The biggest downfall in the evening wasn’t even a song, it was when Dan Lambton ended Real Friends’ set by giving a speech about the importance of voting.  His rallying cries were actually important, but it seemed like he just mentioned generic things that would get the crowd to clap.  I did agree with his political stances, but they just lacked that right level of excitement.  It did get the crowd riled up before “Late Nights in my Car,” which saved the set.
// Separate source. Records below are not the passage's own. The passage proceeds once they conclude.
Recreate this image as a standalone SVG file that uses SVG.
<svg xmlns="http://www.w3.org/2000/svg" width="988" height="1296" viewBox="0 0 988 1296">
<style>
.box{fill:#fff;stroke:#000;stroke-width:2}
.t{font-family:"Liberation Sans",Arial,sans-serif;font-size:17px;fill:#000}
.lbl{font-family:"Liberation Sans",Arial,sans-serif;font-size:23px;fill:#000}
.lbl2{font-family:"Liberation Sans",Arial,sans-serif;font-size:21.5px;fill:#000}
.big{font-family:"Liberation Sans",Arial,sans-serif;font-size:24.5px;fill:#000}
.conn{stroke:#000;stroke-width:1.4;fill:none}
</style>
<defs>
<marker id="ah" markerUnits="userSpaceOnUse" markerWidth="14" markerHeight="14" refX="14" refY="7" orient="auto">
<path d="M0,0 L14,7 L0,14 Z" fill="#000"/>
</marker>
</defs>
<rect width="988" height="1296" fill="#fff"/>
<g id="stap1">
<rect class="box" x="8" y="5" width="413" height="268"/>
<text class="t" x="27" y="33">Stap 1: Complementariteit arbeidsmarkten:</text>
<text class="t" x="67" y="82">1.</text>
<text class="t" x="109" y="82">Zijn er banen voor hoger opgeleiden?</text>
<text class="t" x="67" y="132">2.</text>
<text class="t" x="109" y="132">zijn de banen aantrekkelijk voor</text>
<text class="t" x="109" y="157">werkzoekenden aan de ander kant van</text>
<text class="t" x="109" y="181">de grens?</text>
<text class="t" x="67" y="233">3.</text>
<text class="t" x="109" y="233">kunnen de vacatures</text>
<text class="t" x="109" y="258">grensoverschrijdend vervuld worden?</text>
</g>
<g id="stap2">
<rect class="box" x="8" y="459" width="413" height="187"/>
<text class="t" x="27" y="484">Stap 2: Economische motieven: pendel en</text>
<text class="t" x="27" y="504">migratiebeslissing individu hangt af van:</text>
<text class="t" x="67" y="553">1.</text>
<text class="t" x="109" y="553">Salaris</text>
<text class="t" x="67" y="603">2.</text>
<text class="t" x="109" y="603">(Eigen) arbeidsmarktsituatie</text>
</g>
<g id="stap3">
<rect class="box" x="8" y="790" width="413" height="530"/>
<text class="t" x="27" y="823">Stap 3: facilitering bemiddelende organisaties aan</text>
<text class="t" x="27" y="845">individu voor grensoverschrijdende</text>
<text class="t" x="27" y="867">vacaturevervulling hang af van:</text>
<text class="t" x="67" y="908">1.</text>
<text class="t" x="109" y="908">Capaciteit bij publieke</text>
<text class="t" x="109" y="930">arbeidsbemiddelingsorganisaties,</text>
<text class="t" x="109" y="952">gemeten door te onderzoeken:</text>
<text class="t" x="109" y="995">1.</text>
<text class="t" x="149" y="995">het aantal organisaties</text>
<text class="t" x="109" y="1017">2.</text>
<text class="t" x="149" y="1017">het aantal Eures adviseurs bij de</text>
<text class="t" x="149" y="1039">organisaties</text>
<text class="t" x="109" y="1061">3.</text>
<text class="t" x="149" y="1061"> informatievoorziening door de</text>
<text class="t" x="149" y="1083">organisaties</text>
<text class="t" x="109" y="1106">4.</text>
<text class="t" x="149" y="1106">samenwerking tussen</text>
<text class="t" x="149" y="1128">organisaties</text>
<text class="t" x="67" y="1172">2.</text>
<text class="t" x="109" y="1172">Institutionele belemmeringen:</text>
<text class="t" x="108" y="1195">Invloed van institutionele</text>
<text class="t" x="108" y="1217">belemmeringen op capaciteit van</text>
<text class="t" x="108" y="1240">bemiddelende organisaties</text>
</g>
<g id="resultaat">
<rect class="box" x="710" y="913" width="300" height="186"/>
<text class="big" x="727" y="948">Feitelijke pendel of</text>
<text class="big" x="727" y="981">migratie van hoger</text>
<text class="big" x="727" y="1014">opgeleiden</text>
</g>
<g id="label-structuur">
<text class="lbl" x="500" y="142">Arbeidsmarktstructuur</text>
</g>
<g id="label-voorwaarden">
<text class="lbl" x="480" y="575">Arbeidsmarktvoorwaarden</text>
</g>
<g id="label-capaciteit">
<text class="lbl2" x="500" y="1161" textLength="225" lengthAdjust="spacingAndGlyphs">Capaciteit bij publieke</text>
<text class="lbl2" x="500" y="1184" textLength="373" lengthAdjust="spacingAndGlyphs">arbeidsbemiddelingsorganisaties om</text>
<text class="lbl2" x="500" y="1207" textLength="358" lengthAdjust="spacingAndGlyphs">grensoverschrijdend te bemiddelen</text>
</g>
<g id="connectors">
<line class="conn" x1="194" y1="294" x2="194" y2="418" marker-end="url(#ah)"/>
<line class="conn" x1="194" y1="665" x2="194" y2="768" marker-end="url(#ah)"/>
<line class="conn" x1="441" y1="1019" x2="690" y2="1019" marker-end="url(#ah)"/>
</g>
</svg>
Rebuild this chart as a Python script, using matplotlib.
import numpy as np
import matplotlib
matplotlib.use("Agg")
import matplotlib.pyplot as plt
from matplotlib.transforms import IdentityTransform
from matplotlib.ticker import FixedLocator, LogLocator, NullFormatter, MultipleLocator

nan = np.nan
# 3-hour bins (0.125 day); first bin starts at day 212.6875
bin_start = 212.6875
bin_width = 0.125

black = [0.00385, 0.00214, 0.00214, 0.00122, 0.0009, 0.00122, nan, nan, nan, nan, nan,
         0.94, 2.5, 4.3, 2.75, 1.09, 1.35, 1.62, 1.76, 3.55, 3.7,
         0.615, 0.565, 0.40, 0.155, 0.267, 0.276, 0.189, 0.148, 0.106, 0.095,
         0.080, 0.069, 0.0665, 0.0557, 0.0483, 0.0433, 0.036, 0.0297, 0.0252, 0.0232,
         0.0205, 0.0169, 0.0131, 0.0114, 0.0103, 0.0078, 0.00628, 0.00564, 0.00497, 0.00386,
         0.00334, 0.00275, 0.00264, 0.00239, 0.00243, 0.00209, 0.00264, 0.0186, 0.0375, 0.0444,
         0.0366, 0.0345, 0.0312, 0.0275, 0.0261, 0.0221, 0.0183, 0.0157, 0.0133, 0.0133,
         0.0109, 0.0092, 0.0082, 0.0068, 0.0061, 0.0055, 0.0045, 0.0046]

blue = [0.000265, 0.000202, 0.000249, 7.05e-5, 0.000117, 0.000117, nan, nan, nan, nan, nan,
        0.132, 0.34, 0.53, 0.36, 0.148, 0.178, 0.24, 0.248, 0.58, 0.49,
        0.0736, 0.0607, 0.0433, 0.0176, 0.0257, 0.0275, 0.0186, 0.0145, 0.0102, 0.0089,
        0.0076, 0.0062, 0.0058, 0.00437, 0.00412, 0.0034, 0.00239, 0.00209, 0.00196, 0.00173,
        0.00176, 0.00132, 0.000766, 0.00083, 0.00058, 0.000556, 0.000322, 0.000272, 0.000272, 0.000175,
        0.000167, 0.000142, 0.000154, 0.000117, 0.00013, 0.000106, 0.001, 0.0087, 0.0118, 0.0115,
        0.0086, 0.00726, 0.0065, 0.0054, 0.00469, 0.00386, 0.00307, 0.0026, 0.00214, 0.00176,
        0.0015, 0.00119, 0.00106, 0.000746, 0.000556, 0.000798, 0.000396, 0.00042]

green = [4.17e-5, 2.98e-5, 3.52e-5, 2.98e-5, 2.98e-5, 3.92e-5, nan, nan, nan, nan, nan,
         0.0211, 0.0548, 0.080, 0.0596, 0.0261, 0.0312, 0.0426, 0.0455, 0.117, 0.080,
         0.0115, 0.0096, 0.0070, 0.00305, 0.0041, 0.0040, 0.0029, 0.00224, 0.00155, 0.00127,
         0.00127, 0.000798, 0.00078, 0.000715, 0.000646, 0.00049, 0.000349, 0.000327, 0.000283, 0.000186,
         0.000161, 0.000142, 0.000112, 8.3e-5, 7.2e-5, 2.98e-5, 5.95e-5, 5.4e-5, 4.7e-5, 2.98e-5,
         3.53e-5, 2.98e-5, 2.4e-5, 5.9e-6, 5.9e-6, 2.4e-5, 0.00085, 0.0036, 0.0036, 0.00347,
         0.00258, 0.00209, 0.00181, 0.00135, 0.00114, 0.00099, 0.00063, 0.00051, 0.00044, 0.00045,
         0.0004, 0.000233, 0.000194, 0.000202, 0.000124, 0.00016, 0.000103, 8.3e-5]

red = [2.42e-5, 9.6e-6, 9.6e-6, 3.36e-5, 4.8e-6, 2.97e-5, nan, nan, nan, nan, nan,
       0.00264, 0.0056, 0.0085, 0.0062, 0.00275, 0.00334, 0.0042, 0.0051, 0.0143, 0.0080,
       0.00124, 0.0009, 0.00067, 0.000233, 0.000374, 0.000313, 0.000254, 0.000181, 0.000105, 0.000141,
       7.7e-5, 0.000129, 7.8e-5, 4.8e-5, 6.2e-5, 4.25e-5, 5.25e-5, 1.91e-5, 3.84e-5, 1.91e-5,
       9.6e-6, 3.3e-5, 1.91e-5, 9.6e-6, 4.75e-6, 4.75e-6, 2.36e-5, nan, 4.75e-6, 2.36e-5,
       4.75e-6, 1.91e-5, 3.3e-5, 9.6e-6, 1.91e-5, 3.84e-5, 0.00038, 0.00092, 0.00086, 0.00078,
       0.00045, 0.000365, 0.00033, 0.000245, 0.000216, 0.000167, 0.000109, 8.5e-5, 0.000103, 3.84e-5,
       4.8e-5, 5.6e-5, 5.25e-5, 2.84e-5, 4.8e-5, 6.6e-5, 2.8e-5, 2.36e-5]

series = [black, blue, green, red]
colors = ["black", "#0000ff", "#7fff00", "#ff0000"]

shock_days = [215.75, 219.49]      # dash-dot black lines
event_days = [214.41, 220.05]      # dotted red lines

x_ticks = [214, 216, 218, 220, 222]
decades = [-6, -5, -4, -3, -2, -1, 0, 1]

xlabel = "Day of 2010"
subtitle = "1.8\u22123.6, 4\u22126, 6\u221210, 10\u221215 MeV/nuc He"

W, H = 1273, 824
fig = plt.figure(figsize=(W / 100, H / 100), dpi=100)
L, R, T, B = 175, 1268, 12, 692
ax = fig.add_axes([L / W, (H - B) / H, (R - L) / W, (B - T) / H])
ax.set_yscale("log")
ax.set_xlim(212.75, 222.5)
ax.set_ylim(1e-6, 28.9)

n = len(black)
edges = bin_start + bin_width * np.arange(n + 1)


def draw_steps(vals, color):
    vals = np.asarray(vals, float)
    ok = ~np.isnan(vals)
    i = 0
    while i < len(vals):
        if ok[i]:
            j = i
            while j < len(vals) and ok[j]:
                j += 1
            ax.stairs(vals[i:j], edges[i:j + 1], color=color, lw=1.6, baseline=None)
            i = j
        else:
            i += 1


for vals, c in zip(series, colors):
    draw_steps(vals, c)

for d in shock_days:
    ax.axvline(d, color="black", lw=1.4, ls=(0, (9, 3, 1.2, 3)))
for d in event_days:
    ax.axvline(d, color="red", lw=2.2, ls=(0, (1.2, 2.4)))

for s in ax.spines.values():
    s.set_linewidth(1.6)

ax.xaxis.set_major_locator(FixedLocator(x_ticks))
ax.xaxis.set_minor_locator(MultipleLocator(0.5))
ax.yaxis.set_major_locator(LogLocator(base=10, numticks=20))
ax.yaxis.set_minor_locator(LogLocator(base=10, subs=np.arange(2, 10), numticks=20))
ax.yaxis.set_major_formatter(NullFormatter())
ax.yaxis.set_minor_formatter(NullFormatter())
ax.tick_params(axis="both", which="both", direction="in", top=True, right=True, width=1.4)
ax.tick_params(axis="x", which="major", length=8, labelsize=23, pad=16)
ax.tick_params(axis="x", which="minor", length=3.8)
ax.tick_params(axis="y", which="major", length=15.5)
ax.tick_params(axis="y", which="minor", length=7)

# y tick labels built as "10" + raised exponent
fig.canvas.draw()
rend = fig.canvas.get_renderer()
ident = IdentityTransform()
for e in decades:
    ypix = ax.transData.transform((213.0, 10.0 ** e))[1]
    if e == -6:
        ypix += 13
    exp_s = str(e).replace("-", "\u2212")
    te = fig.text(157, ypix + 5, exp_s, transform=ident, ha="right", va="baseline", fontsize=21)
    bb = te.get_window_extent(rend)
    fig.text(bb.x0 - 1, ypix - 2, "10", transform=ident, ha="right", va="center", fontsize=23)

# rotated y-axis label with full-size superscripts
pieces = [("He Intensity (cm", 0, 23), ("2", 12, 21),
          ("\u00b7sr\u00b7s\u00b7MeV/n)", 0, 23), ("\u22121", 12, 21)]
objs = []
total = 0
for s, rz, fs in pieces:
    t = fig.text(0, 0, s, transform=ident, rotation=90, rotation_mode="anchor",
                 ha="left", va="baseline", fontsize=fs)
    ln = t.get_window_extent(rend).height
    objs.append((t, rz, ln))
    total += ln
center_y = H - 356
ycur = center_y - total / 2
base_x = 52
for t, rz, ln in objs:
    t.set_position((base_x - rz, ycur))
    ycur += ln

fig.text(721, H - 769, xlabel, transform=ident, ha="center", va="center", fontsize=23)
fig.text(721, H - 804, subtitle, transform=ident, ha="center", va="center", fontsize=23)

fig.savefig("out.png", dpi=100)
The Wonder Years have grown from being just the best band in pop-punk to genuine rockstars within the past-year.  Their stage setup didn’t even have a proper banner-just a gray backdrop, tons of lights and smoke machines.  The band did two acoustic songs, which, prior to this tour, is unheard of at standard Wonder Years shows.  They even opened with “No Closer to Heaven,” which was a nice calm before the eruption of “Local Man Ruins Everything.”  While the show lacked songs from The Upsides, except “Washington Square Park,” it did hit all the standard Wonder Years beats like “The Devil in My Bloodstream” and “Don’t Let Me Cave In.”  The dueling drum kits in “Cigarettes & Saints” is now a welcome standard.  Large balloons bouncing from the rafters during “Passing Through A Screen Door” was also a welcome new addition.  While Dan Campbell and company carry the same posture they always have, they’re still getting bigger and bigger.  While bigger rooms are sure to come, we can always count on “Came Out Swinging” to speak to the audience, young and old.

[*] Hell, Fireworks opened for them three of those times.

[†] The Sixties, Koji, The Progress, Modern Baseball, You Blew It!, and Motion City Soundtrack are those bands.